Tuesday, 29 March 2011

SOME KIND OF A DAY


The 29th March was not a happy day. You may recall my entries for the 16th March - an equally unhappy day - and the matter of My Lai. Of the 26 officers and soldiers initially charged for their part in the My Lai massacre or the subsequent cover-up, only Lt. William L. Calley Jr was convicted. Indeed, after deliberating for 79 hours, the six officer jury (five of whom served in Vietnam) convicted him on the 29th March 1971, of the premeditated murder of 22 Vietnamese civilians.

Many people saw the actions at My Lai to be  a direct result of the military's attrition strategy with its emphasis on body counts and kill ratios, quite apart from burning down entire villages along the way.

Two years later, to the day, on 29th March 1973, two months after signing the Vietnam peace agreement, the last U.S. troops left Vietnam when Hanoi freed the remaining American prisoners of war. Between 7000 and 8500 U.S. Department of Defence employees (Civilians, embassy guards, defence office solders) remain in South Vietnam to help aid the ongoing battle with North Vietnam.  They were later evacuated in 1975 in the largest helicopter evacuation in history, from the U.S. Embassy in Saigon the day before Saigon fell in April of 1975. The evacuation was not a pretty sight. There are a number of You Tube entries to see.



It was also on the 29th March 1951 that Julius and Ethel Rosenberg were convicted of conspiracy to commit espionage.The charges related to passing information about the atomic bomb to the Soviet Union.

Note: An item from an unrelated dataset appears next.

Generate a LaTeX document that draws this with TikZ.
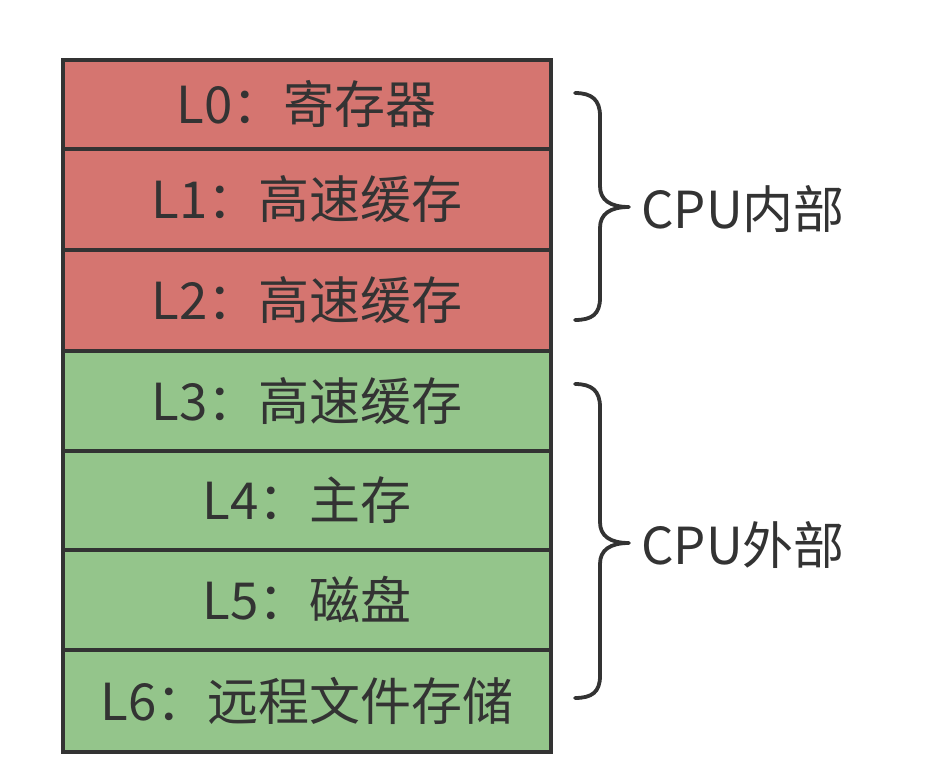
\documentclass[tikz,border=0pt]{standalone}
\usepackage{fontspec}
\setmainfont{Noto Sans CJK SC}
\definecolor{redfill}{RGB}{213,117,112}
\definecolor{greenfill}{RGB}{148,197,139}
\definecolor{edge}{RGB}{51,51,51}
\begin{document}
\begin{tikzpicture}[x=1pt,y=-1pt,
  rowbox/.style={draw=edge,line width=3.8pt,minimum width=488pt,inner sep=0pt,anchor=north west,
    text=edge,font=\fontsize{51}{61}\selectfont},
  redrow/.style={rowbox,fill=redfill},
  greenrow/.style={rowbox,fill=greenfill},
  brace/.style={draw=edge,line width=3.8pt,line cap=round,line join=round},
  lbl/.style={text=edge,font=\fontsize{51}{61}\selectfont,anchor=west,inner sep=0pt}]
\useasboundingbox (0,0) rectangle (938,766);
\node[redrow,minimum height=89pt] (l0) at (61,58) {L0：寄存器};
\node[redrow,minimum height=101pt] (l1) at (61,147) {L1：高速缓存};
\node[redrow,minimum height=101pt] (l2) at (61,248) {L2：高速缓存};
\node[greenrow,minimum height=100pt] (l3) at (61,349) {L3：高速缓存};
\node[greenrow,minimum height=99pt] (l4) at (61,449) {L4：主存};
\node[greenrow,minimum height=100pt] (l5) at (61,548) {L5：磁盘};
\node[greenrow,minimum height=102pt] (l6) at (61,648) {L6：远程文件存储};
% braces
\draw[brace] (575,93) .. controls (592,93) and (600,100) .. (600,116)
  -- (600,186) .. controls (600,200) and (610,207) .. (629,207)
  .. controls (610,207) and (600,214) .. (600,228)
  -- (600,298) .. controls (600,314) and (592,320) .. (575,320);
\draw[brace] (575,384) .. controls (592,384) and (600,391) .. (600,407)
  -- (600,522) .. controls (600,536) and (610,543) .. (629,543)
  .. controls (610,543) and (600,550) .. (600,564)
  -- (600,676) .. controls (600,692) and (592,698) .. (575,698);
\node[lbl] (cpuin) at (641,209) {CPU内部};
\node[lbl] (cpuout) at (641,545) {CPU外部};
\end{tikzpicture}
\end{document}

They were the first civilians executed for espionage in United States history. There is and was a great deal of controversy over there prosecution. The case created a great deal of support in Europe were it was argued that the Rosenbergs were victims of anti-semitism and McCarthyism. Jean Paul Sartre called the case "a legal lynching which smears a whole nation with blood". But then the United States is clearly used to that. I am not being anti-American but history does speak for itself.